Первое провозглашение такого конкретного, любовного универсализма в отношении национальностей, т. е. преодоление племенной религиозной исключительности, встречается еще в Ветхом Завете у пророка Исаии: «В те дни будет путь из Египта в Ассирию, так что ассиряне будут приходить в Египет и египтяне в Ассирию, и египтяне вместе с ассирянами будут служить Богу. В те времена Израиль будет втроем с Египтянами и Ассирянами, благословение среди земли. Тогда Бог Саваоф благословит их и скажет: благословен ты, Египет, народ мой, и ты, Ассур, дело рук моих, и ты, Израиль, мое достояние» (Ис 19:23–25). Но лишь в христианском сознании впервые принципиально и до конца было раскрыто существо любви, как конкретного универсализма, объемлющего все многообразие индивидуального бытия; в отношении различия между национальностями – иудеями и язычниками – это было утверждено в проповеди ап.

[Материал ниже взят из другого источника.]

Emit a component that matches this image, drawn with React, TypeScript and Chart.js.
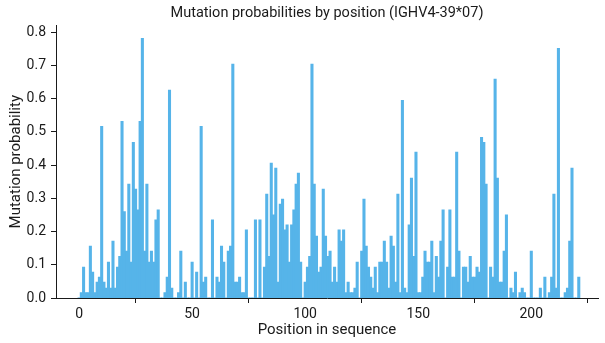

Павла и в видении ап. Петра и символически открыто в даре разных языков, обретенном при сошествии Святого Духа. Библейское «смешение языков» при вавилонском столпотворении, когда люди перестали понимать друг друга, говоря на разных языках, сменено здесь любовным, дружным сотрудничеством между апостолами, ставшими как бы солидарной семьей, представляющей разные народы в своеобразии их языков и понятий. В качестве общего принципа единства и солидарности индивидуального многообразия это утверждается, например, в словах: «Служите друг другу, каждый тем даром, какой получил, как добрые домостроители многоразличной благодати Божией» (1 Петра 4:10). Или в словах: «Дары различны, но Дух один и тот же; и служения различны, а Господь один и тот же; и действия различны, а Бог один и тот же, производящий все во всех. Все же сие производит один и тот же Дух, разделяя каждому особо, как Ему угодно. Ибо как тело одно, но имеет многие члены, и все члены одного тела, хотя их и много, составляют одно тело; так и Христос» (1 Кор 12:4–6,11–12).